16.1 Without limiting its other rights and remedies, claireLOGIC shall have the right to suspend the supply of Services and all future deliveries of Equipment under the Contract or any other contract between the Customer and claireLOGIC without liability and, if the Equipment has been delivered but not paid for, the price shall become immediately due and payable notwithstanding any previous agreement or arrangement to the contrary, upon the service of not less than 7 days written notice to the Customer upon the occurrence of any of the following events provided that such event has not been remedied within such 7 day period: (a) the Customer fails to pay any amount due under the Contract on the due date of payment; or (b) there is an occurrence of a Customer Default; or (c) the ability of the Customer to accept delivery of the Equipment is delayed, hindered or prevented by circumstances beyond the Customer’s reasonable control; or (d) the Customer becomes subject to any of the events listed in conditions 15.1(b) to 15.1(g). 16.2 Should the Customer request any additional emergency Services during any period of suspension, such Services may be undertaken at the Customer’s sole discretion and charged on a time and materials basis.

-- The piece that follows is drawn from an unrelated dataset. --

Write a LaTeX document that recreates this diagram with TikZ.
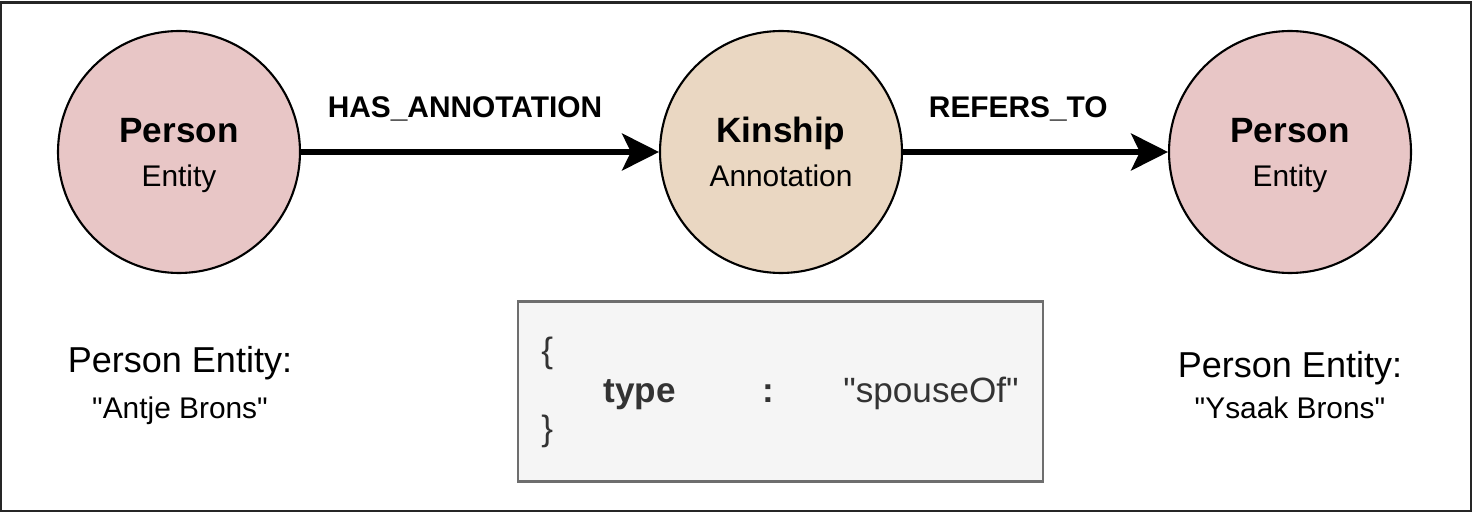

17.1 claireLOGIC shall not in any circumstances have any liability to the Customer under the Contract if it is prevented from, or delayed in, performing its obligations under the Contract or from carrying on its business by acts, events, omissions or accidents beyond its reasonable control, including, without limitation, strikes, lock-outs or other industrial disputes (whether involving the workforce of claireLOGIC or any other party), failure of a utility service or transport network, act of God, war, riot, civil commotion, malicious damage, compliance with any law or governmental order, rule, regulation or direction, accident, breakdown of plant or machinery, fire, flood, storm or default of suppliers or sub-contractors (“Force Majeure Event”). 17.2 On the occurrence of a Force Majeure Event claireLOGIC further reserves the right to, at its discretion, to defer the date of delivery of the Equipment or provision of the Services or reduce the amount of Equipment or the scope of the Services ordered. 17.3 If the Force Majeure Event prevents claireLOGIC from providing any of the Equipment and/or Services for more than six weeks, claireLOGIC shall, without limiting its other rights or remedies, have the right to terminate the Contract immediately on giving written notice to the Customer.
18.1 If any dispute arises in connection with these Conditions or the Contract, the parties will first attempt to settle it by mediation in accordance with the CEDR Model Mediation Procedure. Unless otherwise agreed between the parties, the mediator will be nominated by CEDR. To initiate the mediation, a party must give notice in writing (“ADR notice”) to the other party requesting a mediation. A copy of the request should be sent to CEDR Solve. The mediation will start not later than ten days after the date of the ADR notice. No party may commence any court proceedings in relation to any dispute arising out of this agreement until it has attempted to settle the dispute by mediation and either the mediation has terminated or the other party has failed to participate in the mediation, provided that the right to issue proceedings is not prejudiced by a delay.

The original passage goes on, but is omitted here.